(YOUR OBJECTIVE): Starting at the line that has "Output the component" and stopping after the line that has "import * as", reproduce the listing below exactly; omit everything else.

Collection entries
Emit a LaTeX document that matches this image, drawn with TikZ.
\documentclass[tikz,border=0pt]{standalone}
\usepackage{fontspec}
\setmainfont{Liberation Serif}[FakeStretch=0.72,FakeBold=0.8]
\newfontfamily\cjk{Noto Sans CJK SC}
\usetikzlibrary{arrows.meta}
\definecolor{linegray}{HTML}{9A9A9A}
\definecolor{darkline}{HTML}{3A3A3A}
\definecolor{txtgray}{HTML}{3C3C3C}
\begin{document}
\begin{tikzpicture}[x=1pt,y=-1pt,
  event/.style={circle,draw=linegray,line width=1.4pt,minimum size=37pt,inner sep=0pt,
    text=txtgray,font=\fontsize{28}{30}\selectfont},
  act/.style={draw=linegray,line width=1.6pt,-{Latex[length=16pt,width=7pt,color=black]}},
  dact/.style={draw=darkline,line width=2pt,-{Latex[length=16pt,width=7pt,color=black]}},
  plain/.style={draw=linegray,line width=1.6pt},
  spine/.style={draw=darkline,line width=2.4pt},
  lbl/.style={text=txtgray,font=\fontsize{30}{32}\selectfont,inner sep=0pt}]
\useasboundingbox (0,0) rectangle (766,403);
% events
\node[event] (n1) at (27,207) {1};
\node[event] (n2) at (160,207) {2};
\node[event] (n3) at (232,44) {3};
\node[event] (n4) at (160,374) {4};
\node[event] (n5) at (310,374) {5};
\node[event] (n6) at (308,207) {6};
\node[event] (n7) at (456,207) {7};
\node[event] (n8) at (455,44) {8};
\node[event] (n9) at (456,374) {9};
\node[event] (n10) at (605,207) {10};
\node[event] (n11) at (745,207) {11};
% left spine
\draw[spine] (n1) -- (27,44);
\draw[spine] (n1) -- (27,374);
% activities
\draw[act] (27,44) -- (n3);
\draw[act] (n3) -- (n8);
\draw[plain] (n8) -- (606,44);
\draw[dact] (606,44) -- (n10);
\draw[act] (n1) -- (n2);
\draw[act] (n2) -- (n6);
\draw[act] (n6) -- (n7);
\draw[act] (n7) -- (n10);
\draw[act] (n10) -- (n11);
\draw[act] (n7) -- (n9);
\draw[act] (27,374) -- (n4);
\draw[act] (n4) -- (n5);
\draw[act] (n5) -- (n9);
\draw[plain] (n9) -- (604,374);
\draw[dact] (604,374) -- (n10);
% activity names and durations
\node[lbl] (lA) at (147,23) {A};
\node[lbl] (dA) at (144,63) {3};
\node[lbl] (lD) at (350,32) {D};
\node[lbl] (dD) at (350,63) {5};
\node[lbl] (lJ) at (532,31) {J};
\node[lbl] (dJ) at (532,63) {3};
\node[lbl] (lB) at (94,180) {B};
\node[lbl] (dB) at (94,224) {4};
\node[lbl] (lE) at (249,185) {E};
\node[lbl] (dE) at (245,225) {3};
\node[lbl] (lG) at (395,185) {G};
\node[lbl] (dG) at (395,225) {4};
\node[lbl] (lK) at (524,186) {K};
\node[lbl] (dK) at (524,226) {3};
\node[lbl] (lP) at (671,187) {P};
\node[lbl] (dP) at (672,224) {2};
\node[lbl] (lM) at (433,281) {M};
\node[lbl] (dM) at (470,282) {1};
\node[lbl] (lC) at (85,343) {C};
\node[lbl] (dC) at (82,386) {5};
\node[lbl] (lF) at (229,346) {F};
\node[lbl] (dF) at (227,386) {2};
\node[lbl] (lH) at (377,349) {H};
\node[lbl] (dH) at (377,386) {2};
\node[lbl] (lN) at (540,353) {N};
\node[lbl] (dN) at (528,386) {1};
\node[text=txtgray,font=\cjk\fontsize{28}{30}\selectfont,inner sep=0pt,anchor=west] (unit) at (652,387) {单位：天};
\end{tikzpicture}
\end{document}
---
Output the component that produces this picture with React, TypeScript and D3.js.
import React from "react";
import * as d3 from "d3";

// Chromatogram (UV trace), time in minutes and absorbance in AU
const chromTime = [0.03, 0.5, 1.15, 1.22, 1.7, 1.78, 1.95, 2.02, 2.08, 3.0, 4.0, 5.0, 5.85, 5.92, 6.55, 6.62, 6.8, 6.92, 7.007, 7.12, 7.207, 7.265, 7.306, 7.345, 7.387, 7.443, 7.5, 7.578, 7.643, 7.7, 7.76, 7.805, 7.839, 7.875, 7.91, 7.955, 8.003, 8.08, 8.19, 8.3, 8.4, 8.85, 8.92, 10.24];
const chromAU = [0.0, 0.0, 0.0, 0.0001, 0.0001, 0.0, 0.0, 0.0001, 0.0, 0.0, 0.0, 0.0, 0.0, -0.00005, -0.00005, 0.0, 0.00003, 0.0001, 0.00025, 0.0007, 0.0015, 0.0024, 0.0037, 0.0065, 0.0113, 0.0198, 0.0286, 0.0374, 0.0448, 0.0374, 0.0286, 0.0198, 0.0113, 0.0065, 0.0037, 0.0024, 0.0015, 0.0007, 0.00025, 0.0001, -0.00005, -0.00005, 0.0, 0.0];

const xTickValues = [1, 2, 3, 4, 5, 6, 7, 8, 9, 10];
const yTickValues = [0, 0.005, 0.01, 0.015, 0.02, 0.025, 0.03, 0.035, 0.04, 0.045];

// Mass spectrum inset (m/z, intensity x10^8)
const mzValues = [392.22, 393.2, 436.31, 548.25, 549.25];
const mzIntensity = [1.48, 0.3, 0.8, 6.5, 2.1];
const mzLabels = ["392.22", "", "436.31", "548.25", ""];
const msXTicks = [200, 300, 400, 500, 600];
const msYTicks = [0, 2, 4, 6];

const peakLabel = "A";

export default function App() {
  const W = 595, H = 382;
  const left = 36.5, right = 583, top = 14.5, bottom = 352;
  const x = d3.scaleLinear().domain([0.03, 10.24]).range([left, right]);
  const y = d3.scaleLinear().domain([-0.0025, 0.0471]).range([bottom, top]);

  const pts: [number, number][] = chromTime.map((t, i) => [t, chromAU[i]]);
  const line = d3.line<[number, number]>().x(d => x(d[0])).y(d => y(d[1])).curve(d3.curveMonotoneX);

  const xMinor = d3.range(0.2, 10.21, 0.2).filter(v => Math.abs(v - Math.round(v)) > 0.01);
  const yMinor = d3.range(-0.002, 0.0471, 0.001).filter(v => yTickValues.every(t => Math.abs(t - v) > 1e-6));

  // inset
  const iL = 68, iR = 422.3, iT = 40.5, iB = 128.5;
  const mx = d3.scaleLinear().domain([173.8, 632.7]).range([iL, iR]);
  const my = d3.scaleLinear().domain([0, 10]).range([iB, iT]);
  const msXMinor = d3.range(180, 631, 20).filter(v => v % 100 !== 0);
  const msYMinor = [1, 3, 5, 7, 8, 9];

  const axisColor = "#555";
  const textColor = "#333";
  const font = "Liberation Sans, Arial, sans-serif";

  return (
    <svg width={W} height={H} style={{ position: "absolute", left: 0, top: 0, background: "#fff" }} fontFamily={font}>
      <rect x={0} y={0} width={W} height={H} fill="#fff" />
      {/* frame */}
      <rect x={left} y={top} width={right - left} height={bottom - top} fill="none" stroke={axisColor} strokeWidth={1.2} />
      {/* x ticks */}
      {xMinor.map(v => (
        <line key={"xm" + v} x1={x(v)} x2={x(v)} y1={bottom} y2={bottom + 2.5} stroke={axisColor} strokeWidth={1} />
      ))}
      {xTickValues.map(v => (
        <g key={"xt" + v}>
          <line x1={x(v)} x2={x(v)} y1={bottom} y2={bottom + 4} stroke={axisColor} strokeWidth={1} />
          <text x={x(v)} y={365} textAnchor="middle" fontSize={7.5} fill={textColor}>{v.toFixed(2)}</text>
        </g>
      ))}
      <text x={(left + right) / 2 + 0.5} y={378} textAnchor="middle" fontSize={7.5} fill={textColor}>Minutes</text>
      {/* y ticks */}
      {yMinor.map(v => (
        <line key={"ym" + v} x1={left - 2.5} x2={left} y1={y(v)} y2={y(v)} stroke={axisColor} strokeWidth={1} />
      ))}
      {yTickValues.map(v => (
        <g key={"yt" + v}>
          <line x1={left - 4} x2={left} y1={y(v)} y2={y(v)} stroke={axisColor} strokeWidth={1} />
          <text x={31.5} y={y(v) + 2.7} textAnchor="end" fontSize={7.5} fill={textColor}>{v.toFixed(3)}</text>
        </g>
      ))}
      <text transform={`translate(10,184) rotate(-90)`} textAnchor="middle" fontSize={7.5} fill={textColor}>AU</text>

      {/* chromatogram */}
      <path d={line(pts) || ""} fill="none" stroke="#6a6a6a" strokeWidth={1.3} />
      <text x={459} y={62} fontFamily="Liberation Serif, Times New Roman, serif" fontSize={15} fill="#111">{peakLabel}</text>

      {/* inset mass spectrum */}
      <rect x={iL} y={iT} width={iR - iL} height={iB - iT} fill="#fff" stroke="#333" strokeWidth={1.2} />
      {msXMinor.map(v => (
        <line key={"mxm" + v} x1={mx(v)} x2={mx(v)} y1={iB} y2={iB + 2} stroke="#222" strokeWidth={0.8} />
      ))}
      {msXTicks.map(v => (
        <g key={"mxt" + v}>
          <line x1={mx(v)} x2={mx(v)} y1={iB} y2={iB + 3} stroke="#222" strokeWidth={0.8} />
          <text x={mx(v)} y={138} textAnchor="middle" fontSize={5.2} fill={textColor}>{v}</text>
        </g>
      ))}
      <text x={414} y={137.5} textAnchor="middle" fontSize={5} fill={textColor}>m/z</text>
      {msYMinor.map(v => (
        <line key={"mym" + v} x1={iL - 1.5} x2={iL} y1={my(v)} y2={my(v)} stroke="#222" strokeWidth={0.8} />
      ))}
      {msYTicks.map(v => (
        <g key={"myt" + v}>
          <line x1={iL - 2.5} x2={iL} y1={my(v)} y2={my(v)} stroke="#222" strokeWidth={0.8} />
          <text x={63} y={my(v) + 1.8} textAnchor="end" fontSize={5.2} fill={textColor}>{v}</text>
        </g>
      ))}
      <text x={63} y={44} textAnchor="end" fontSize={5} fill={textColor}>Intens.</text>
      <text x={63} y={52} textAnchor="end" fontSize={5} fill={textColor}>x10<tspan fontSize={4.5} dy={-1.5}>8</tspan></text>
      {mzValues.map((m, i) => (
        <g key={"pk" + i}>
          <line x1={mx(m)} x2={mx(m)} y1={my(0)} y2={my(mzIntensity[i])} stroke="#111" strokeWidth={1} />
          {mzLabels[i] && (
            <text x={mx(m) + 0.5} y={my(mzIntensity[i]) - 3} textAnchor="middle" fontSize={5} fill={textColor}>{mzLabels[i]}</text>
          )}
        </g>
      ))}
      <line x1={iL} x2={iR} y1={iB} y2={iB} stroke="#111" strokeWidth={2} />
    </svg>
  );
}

(RESULT FOR THIS EXERCISE):
Output the component that produces this picture with React, TypeScript and D3.js.
import React from "react";
import * as d3 from "d3";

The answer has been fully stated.